Thief in the Night- part 2
Getting to the Causes of Insomnia
Screen time and bed time don’t mix
If you tell yourself, “I’m not tire. I’ll just watch one more episode.” You are right! The brightness of your TV and phone screens can confuse your brain into thinking it is still daytime. Studies show your brain produce less melatonin, the sleep hormone, when exposed to excessive light and also to electromagnetic radiation (digital clock, cell phone, computer). So for a good night sleep, turn of your devices early, read a book by an incandescent light source. For best result, dim interior lights after dinner and don’t sleep with a phone or digital clock next to your bed.
Anxiety has many manifestations
Do you have difficulty falling asleep because of your mind just won’t stop thinking? Are you easily woken by sound and movement? You brain may be experiencing some form of anxiety. Even if there is no external signs of anxiety, you brain may still behave “anxiously” as it process all the events of the day. The same nutritional supplements I have used to help people who suffer from obvious clinical anxiety also happens to treat this specific type of insomnia. Other habits that are beneficial include keeping a journal and a to do list by bed side.
Hormones play a part too
Hormone deficiency and/or imbalance is a common cause of insomnia in women who are postmenopausal, postpartum, and premenstrual. The common link between all 3 groups of women is the relatively low level or lack of progesterone. Post menopausal women will frequently experience immediate improvement of their sleep with a low dose of bio-identical progesterone
Anyone who has kids knows that the best way to get your kids to nap/sleep is to tire them out. Same is true for adults who go to the gym 2 or more times per week. Physical activity during the day will ensure you get a sound night of sleep, not just from physical fatigue, but from elevated production of all your feel good hormones.
Night time exercise, however, may bring to much energy, so if you must exercise at night, stretching and yoga are better. Stretching and yoga will loosen your muscles and convince your brain you are relaxed and ready for bed through biofeedback loop.
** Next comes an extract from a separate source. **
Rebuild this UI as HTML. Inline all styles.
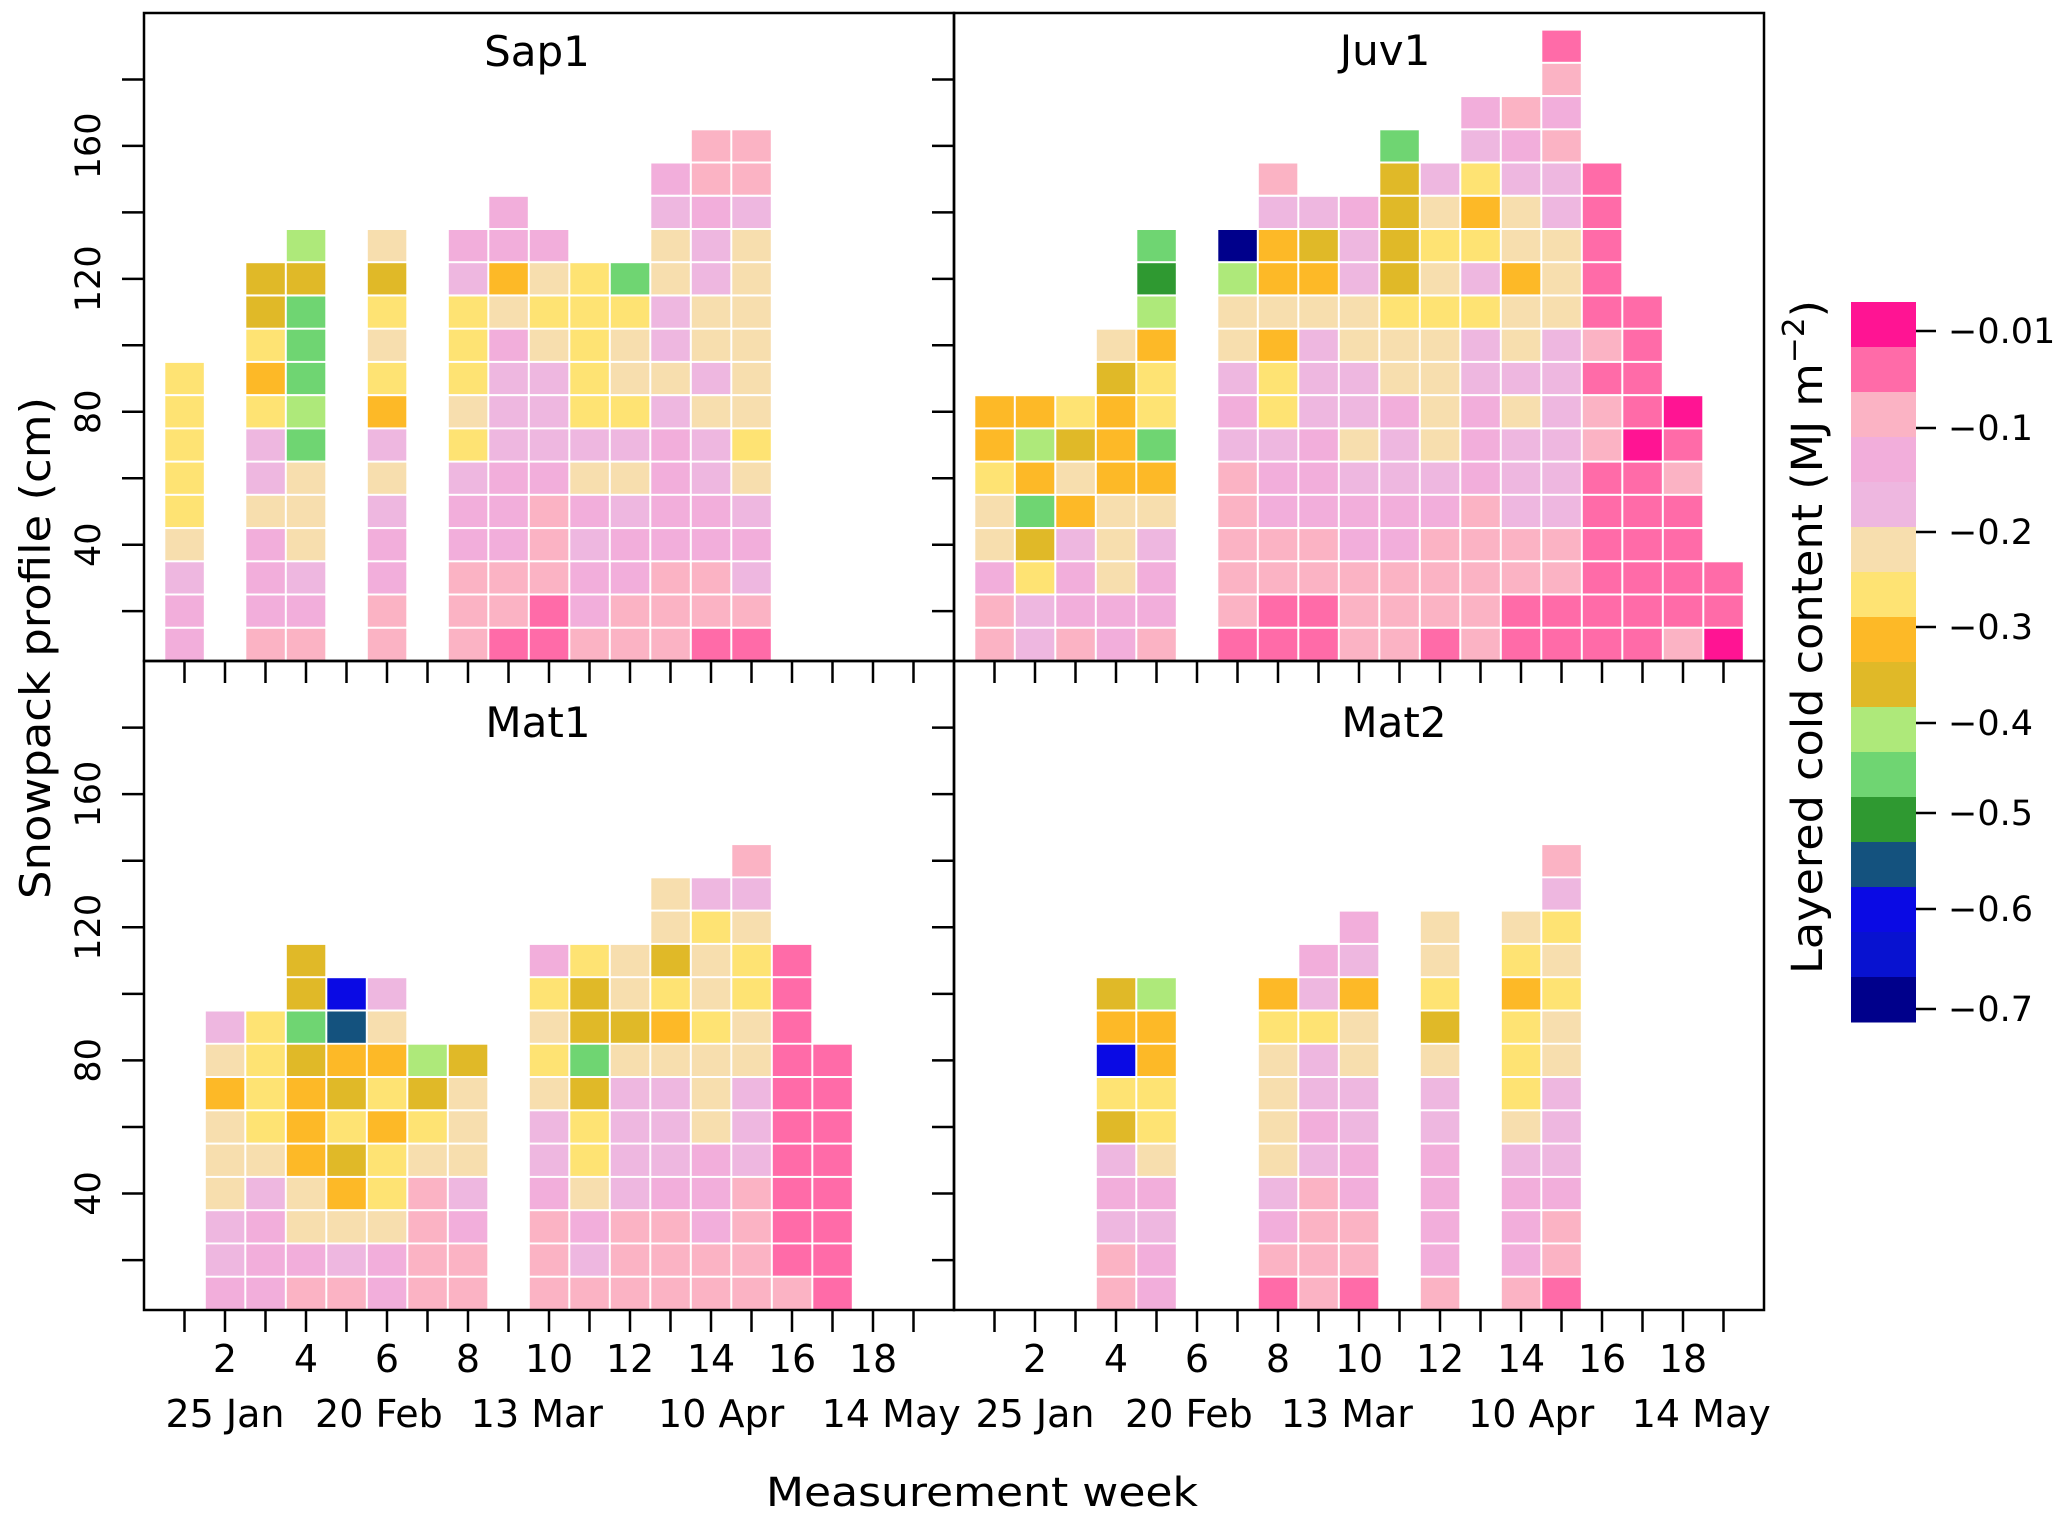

Stable blood sugar keeps the brain happy
Too much circulating blood sugar can be to stimulating to the brain. Coffee is a stimulant because it is able to release large quantity of stored sugar into your blood stream all at once. So late night desserts or wine with dinner may be the reason you cannot get a sound night of sleep. Alcohol also inhibits the sleep center of your brain, preventing you from falling asleep, even though you feel relaxed. Oddly, too little sugar is also bad for sleep. Your brain requires a steady level of blood sugar to function, so if you are dinner is too early, trying out ketogenic diet, weight training, or just controlling your carb intake, your brain can be waking you up each night just to get some food.
Managing chronic pain makes sleep easier to achieve
Anti-inflammatories like curcumin, fish oil, as well as muscle relaxants like calcium, magnesium can be very beneficial for individuals who cannot sleep due to chronic pain. These can be used alone, or in combination with over the counter anti-inflammatories.
Reset your circadian rhythm to help your brain get into sleep mode
Spending time outside 1/2 hr each day is a great way to get a good night sleep. Exposing your retina and brain to unfiltered sunlight resets your circadian rhythm so your brain knows when to stay awake and when to sleep.
Reducing those night time bathroom trips
Avoid excessive amount of beverage before bed is always a good way to reduce night time trips to the bathroom. But sometimes, those trips to the washroom are the result of foods sensitivity causing irritation to the bladder. By determining your food sensitivity, you may be able to get a sounder night of sleep. Prostate enlargement is another well know cause of night time urination. Prostate size can be reduced by through herbs, reducing alcohol consumption, and liver detoxification.
Nutrients for sleep
Calcium and magnesium are excellent for muscle relaxation to ease into sleep. If you are finding yourself tense on waking, you could benefit from these minerals. B12 and iron has been found to be useful for restless leg syndrome as well. But don’t just supplement, find out why you are low on these nutrients. Are there dietary changes to be made? Perhaps you are not able to absorb all the nutrients you are ingesting?